Headboard, dresser, mirror, two nightstands, a corner table. The Craigslist seller wanted just $150 for a bedroom set right out of Pottery Barn.
It was a steal for Manhattan. "Done," said buyer Jason Potts. The woman with the white smile wanted cash on the spot, and Potts obliged.
When Potts, 38, came back for the furniture, the doorman wouldn't let him in.
"Apartment 7B," Potts repeated. "Jaimie Merk."
The doorman smirked. He summoned night club owner Jerry Shipman, who arrived in a fit, telling Potts he couldn't buy the furniture. It belonged to him, Shipman said. So did the apartment.
Potts didn't know what had hit him — or that he had landed in the middle of a squatter's war.
The doorman told him to Google the name "Jaimie Merk."
Potts punched it into his phone and read about the "Botox Bandit" of Tampa Bay taking on the Big Apple.
• • •
Merk, 34, who has blue eyes, straight blond hair to her shoulders and a convincing, confident manner, had a history of living the high life at other people's expense.
Back home in Florida, she tried to rent out a house she didn't own, squatted in a South Tampa apartment and — as her nickname suggests — walked out of spas without paying for pricey beauty products and treatments. Court and probation records detail it all.
Florida dubbed her a fugitive last year after she moved to New York without telling her probation officer. In May, a $504 check bounced and the New York Post bellowed, "Florida's Botox Bandit hits Gotham Spa."
"She seems to continue her criminal ways," probation officer Carl Ecklund noted in a report recommending jail time.
Merk's Florida probation wasn't supposed to end until September 2012, but judges on both sides of Tampa Bay showed mercy. They ordered her to settle up accounts and she did, for the most part. (She still owes an adoption agency $6,113, after accepting financial support but changing her mind about giving up a baby.)

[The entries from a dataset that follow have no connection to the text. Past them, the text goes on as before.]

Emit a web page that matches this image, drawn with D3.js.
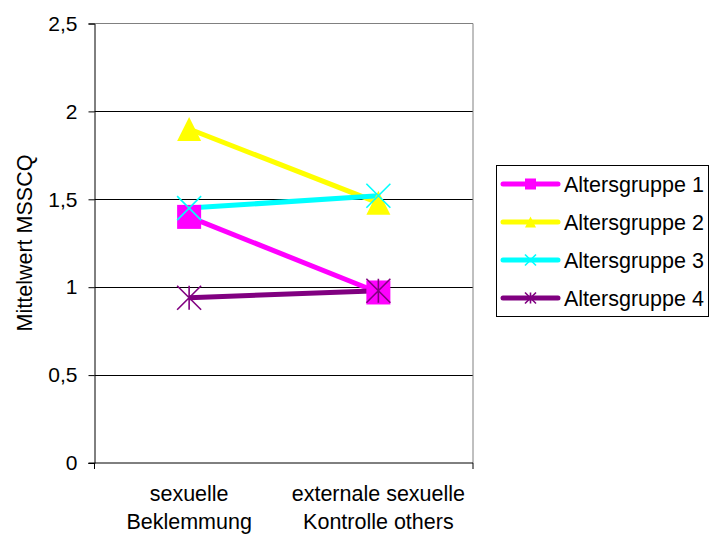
<!DOCTYPE html>
<html><head><meta charset="utf-8">
<script src="https://cdn.jsdelivr.net/npm/d3@7"></script>
<style>body{margin:0;background:#fff}svg{display:block}text{font-family:"Liberation Sans",Arial,sans-serif}</style>
</head><body>
<svg id="c" width="709" height="534"></svg>
<script>
const categories = [["sexuelle","Beklemmung"],["externale sexuelle","Kontrolle others"]];
const seriesNames = ["Altersgruppe 1","Altersgruppe 2","Altersgruppe 3","Altersgruppe 4"];
const group1 = [1.40, 0.97];
const group2 = [1.90, 1.48];
const group3 = [1.45, 1.52];
const group4 = [0.94, 0.98];
const yTicks = [0, 0.5, 1, 1.5, 2, 2.5];
const yTickLabels = ["0","0,5","1","1,5","2","2,5"];
const colors = ["#ff00ff","#ffff00","#00ffff","#800080"];
const markers = ["square","triangle","x","star"];
const seriesValues = [group1, group2, group3, group4];

const FONT = "Liberation Sans, Arial, sans-serif";
const svg = d3.select("#c");
const L = 94.5, R = 473, T = 23.5, B = 463;
const x = d3.scaleBand().domain([0,1]).range([L, R]);
const y = d3.scaleLinear().domain([0, 2.5]).range([B, T]);

// gridlines
svg.append("g").selectAll("line").data(yTicks.filter(d => d > 0 && d < 2.5)).join("line")
  .attr("x1", L).attr("x2", R).attr("y1", d => Math.round(y(d)) + 0.5).attr("y2", d => Math.round(y(d)) + 0.5)
  .attr("stroke", "#000").attr("stroke-width", 1);
// plot border top/right gray
svg.append("path").attr("d", `M${L},${T}H${R}V${B}`).attr("fill","none").attr("stroke","#808080").attr("stroke-width",1);

// y axis
const yAxis = d3.axisLeft(y).tickValues(yTicks).tickFormat((d,i) => yTickLabels[i]).tickSize(6).tickPadding(11);
const gy = svg.append("g").attr("transform", `translate(${L},0)`).call(yAxis);
gy.attr("font-size", null).attr("font-family", null);
gy.select(".domain").attr("stroke","#000");
gy.selectAll(".tick line").attr("stroke","#000");
gy.selectAll(".tick text").attr("font-size", 21).attr("fill","#000").attr("font-family", FONT);
// x axis
svg.append("line").attr("x1", L - 6).attr("x2", R).attr("y1", B).attr("y2", B).attr("stroke","#000");
svg.append("line").attr("x1", R).attr("x2", R).attr("y1", B).attr("y2", B + 6).attr("stroke","#000");
svg.append("line").attr("x1", L).attr("x2", L).attr("y1", B).attr("y2", B + 6).attr("stroke","#000");
categories.forEach((c, i) => {
  const t = svg.append("text").attr("text-anchor","middle").attr("font-size",21.5).attr("fill","#000").attr("font-family", FONT);
  c.forEach((line, j) => t.append("tspan").attr("x", x(i) + x.bandwidth()/2).attr("y", 501 + j*28).text(line));
});
// y title
svg.append("text").attr("transform", "translate(32,243) rotate(-90)").attr("text-anchor","middle")
  .attr("font-size",21.5).attr("fill","#000").attr("font-family", FONT).text("Mittelwert MSSCQ");

function drawMarker(g, type, color, cx, cy, s) {
  if (type === "square") {
    g.append("rect").attr("x", cx - s/2).attr("y", cy - s/2).attr("width", s).attr("height", s).attr("fill", color);
  } else if (type === "triangle") {
    g.append("path").attr("d", `M${cx},${cy - s/2}L${cx + s/2},${cy + s/2}L${cx - s/2},${cy + s/2}Z`).attr("fill", color);
  } else if (type === "x") {
    g.append("path").attr("d", `M${cx - s/2},${cy - s/2}L${cx + s/2},${cy + s/2}M${cx + s/2},${cy - s/2}L${cx - s/2},${cy + s/2}`)
      .attr("stroke", color).attr("stroke-width", 1.6);
  } else {
    g.append("path").attr("d", `M${cx - s/2},${cy - s/2}L${cx + s/2},${cy + s/2}M${cx + s/2},${cy - s/2}L${cx - s/2},${cy + s/2}M${cx},${cy - s/2}V${cy + s/2}`)
      .attr("stroke", color).attr("stroke-width", 1.6);
  }
}

const line = d3.line().x((d, i) => x(i) + x.bandwidth()/2).y(d => y(d));
const plot = svg.append("g");
seriesValues.forEach((vals, k) => {
  plot.append("path").datum(vals).attr("d", line).attr("fill","none").attr("stroke", colors[k]).attr("stroke-width", 5);
});
seriesValues.forEach((vals, k) => {
  vals.forEach((v, i) => drawMarker(plot, markers[k], colors[k], x(i) + x.bandwidth()/2, y(v), 24));
});

// legend
const lg = svg.append("g");
lg.append("rect").attr("x", 496.5).attr("y", 165.5).attr("width", 212).attr("height", 151).attr("fill","#fff").attr("stroke","#000");
const ly = d3.scalePoint().domain(seriesNames).range([184, 298]);
seriesNames.forEach((n, k) => {
  const yy = ly(n);
  lg.append("line").attr("x1", 503).attr("x2", 558).attr("y1", yy).attr("y2", yy).attr("stroke", colors[k]).attr("stroke-width", 5).attr("stroke-linecap","round");
  drawMarker(lg, markers[k], colors[k], 530.5, yy, 11);
  lg.append("text").attr("x", 564).attr("y", yy + 8).attr("font-size", 21.5).attr("fill","#000").attr("font-family", FONT).text(n);
});
</script>
</body></html>
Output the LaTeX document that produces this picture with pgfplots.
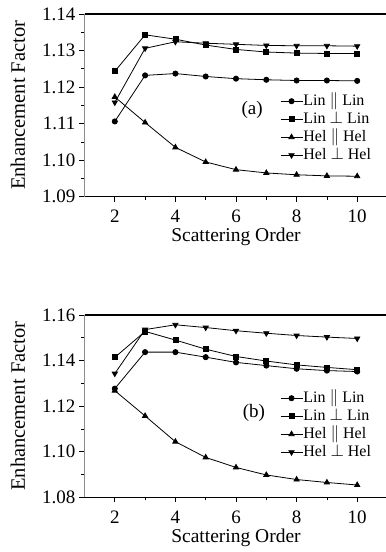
\documentclass[border=0pt]{standalone}
\usepackage{fontspec}
\setmainfont{Liberation Serif}
\usepackage{pgfplots}
\pgfplotsset{compat=1.18}

\pgfplotsset{
  enhplot/.style={
    scale only axis,
    width=303bp,
    xmin=1, xmax=11,
    xtick={2,4,6,8,10},
    minor x tick num=1,
    minor y tick num=1,
    axis x line*=bottom,
    axis y line*=left,
    x axis line style={-, black, line width=0.9pt},
    y axis line style={-, black!45, line width=0.9pt},
    tick align=outside,
    major tick length=5bp,
    minor tick length=3bp,
    every tick/.style={black, line width=0.7pt},
    tick label style={font=\fontsize{19bp}{22bp}\selectfont},
    /pgf/number format/.cd, fixed, fixed zerofill, precision=2, assume math mode=true,
    /pgfplots/.cd,
    xticklabel style={/pgf/number format/precision=0, anchor=center, yshift=-15bp},
    yticklabel style={anchor=east, inner sep=0pt, xshift=-4bp},
    every axis x label/.style={at={(axis description cs:0.5,-0.22)}, anchor=center,
      font=\fontsize{19.5bp}{22bp}\selectfont},
    every axis y label/.style={at={(axis description cs:-0.22,0.5)}, anchor=center, rotate=90,
      font=\fontsize{20.5bp}{22bp}\selectfont},
    xlabel={Scattering Order},
    ylabel={Enhancement Factor},
    every axis plot/.append style={black, line width=0.8pt, mark options={solid, fill=black}},
    legend style={draw=none, fill=none, inner sep=0pt, anchor=north west,
      font=\fontsize{16bp}{18bp}\selectfont, row sep=4bp,
      nodes={inner sep=0.5bp, text height=11bp, text depth=2bp}},
    legend cell align=left,
    legend image code/.code={%
      \draw[mark repeat=2, mark phase=2, #1] plot coordinates {(0bp,0bp) (11bp,0bp) (22bp,0bp)};},
  },
  circ/.style={mark=*, mark size=2.6bp},
  sq/.style={mark=square*, mark size=2.5bp},
  tup/.style={mark=triangle*, mark size=3bp},
  tdn/.style={mark=triangle*, mark size=3bp, mark options={rotate=180}},
}

\begin{document}
\begin{tikzpicture}
\useasboundingbox (0,0) rectangle (386bp,552bp);

% Panel (a)
\begin{axis}[enhplot, at={(84.5bp,355.3bp)}, anchor=south west,
  height=182.7bp, ymin=1.09, ymax=1.14, ytick={1.09,1.10,...,1.145},
  legend style={at={(rel axis cs:0.645,0.562)}}]
\addplot[circ] coordinates {(2,1.1106)(3,1.1232)(4,1.1237)(5,1.1229)(6,1.1223)(7,1.1220)(8,1.1218)(9,1.1218)(10,1.1217)};
\addlegendentry{Lin $\parallel$ Lin}
\addplot[sq] coordinates {(2,1.1243)(3,1.1343)(4,1.1331)(5,1.1315)(6,1.1303)(7,1.1296)(8,1.1293)(9,1.1292)(10,1.1292)};
\addlegendentry{Lin $\perp$ Lin}
\addplot[tup] coordinates {(2,1.1173)(3,1.1103)(4,1.1035)(5,1.0995)(6,1.0974)(7,1.0965)(8,1.0960)(9,1.0957)(10,1.0956)};
\addlegendentry{Hel $\parallel$ Hel}
\addplot[tdn] coordinates {(2,1.1158)(3,1.1306)(4,1.1324)(5,1.1320)(6,1.1317)(7,1.1314)(8,1.1313)(9,1.1313)(10,1.1312)};
\addlegendentry{Hel $\perp$ Hel}
\draw[black, line width=1.6pt] (rel axis cs:0,1) -- (rel axis cs:1,1);
\node[font=\fontsize{19bp}{22bp}\selectfont] at (rel axis cs:0.553,0.4745) {(a)};
\end{axis}

% Panel (b)
\begin{axis}[enhplot, at={(84.5bp,54.7bp)}, anchor=south west,
  height=182.3bp, ymin=1.08, ymax=1.16, ytick={1.08,1.10,...,1.165},
  legend style={at={(rel axis cs:0.645,0.583)}}]
\addplot[circ] coordinates {(2,1.1277)(3,1.1437)(4,1.1437)(5,1.1415)(6,1.1392)(7,1.1378)(8,1.1364)(9,1.1356)(10,1.1352)};
\addlegendentry{Lin $\parallel$ Lin}
\addplot[sq] coordinates {(2,1.1414)(3,1.1528)(4,1.1490)(5,1.1450)(6,1.1418)(7,1.1398)(8,1.1381)(9,1.1370)(10,1.1360)};
\addlegendentry{Lin $\perp$ Lin}
\addplot[tup] coordinates {(2,1.1268)(3,1.1157)(4,1.1044)(5,1.0975)(6,1.0931)(7,1.0898)(8,1.0878)(9,1.0865)(10,1.0854)};
\addlegendentry{Hel $\parallel$ Hel}
\addplot[tdn] coordinates {(2,1.1343)(3,1.1536)(4,1.1557)(5,1.1545)(6,1.1531)(7,1.1520)(8,1.1510)(9,1.1503)(10,1.1497)};
\addlegendentry{Hel $\perp$ Hel}
\draw[black, line width=1.2pt] (rel axis cs:0,1) -- (rel axis cs:1,1);
\node[font=\fontsize{19bp}{22bp}\selectfont] at (rel axis cs:0.559,0.462) {(b)};
\end{axis}
\end{tikzpicture}
\end{document}
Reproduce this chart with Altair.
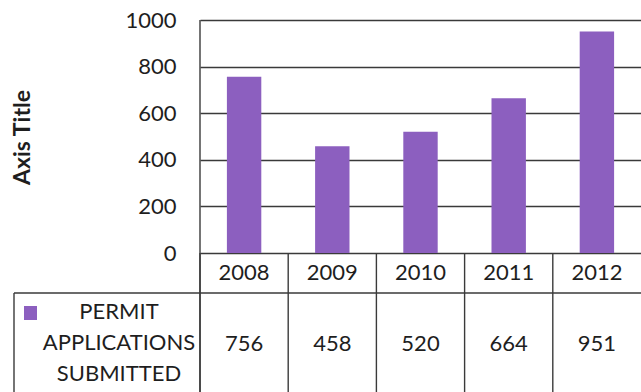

The New York spa got repaid, too.
As of Nov. 28, her probation was terminated and she had returned to her new life in New York.
"If you don't think I paid my debt to society, you're wrong," Merk said last week in an interview with the St. Petersburg Times.
• • •
Shipman and Merk offer different accounts of what transpired with the Upper East Side apartment at 30 East End Ave., starting in October.
His account: He sublet the apartment to her for three months. That was six months ago, and she won't leave. Her first check bounced, he says. She repaid it with a certified check, but hasn't paid him since. In his book, she owes him at least $11,200 — four months rent at $2,800, plus a bounced check charge.
Shipman, 36, says he tried changing the locks, but she called the police on him. New York tenancy laws protected Merk, as a rent-paying resident of one month. Only the courts could force her out. Police made him let her back in.
And, he says, she tried to sell his furniture.
Her account: He told her she could keep the furniture. (Shipman grants that, but says he changed his mind when she stopped paying rent.) Furniture buyer Potts got his $150 back from Merk, and she ended up selling the bedroom set to someone else.
She says she stopped paying rent to Shipman because he wasn't forwarding it to the landlord. So she says she paid the property manager instead of Shipman.
"What essentially he was going to do was continue to take my money and not pay," she says.
To which he responds: "She is completely delusional."
The Parkoff Organization, the New York property management group, would not discuss the matter with the St. Petersburg Times.
Who's to be believed?
Merk says it's obvious. If she weren't paying rent, how could she still be in the apartment?
In February, she says, the property manager tore up Shipman's lease and wrote one for her.
She declined, however, to provide a copy.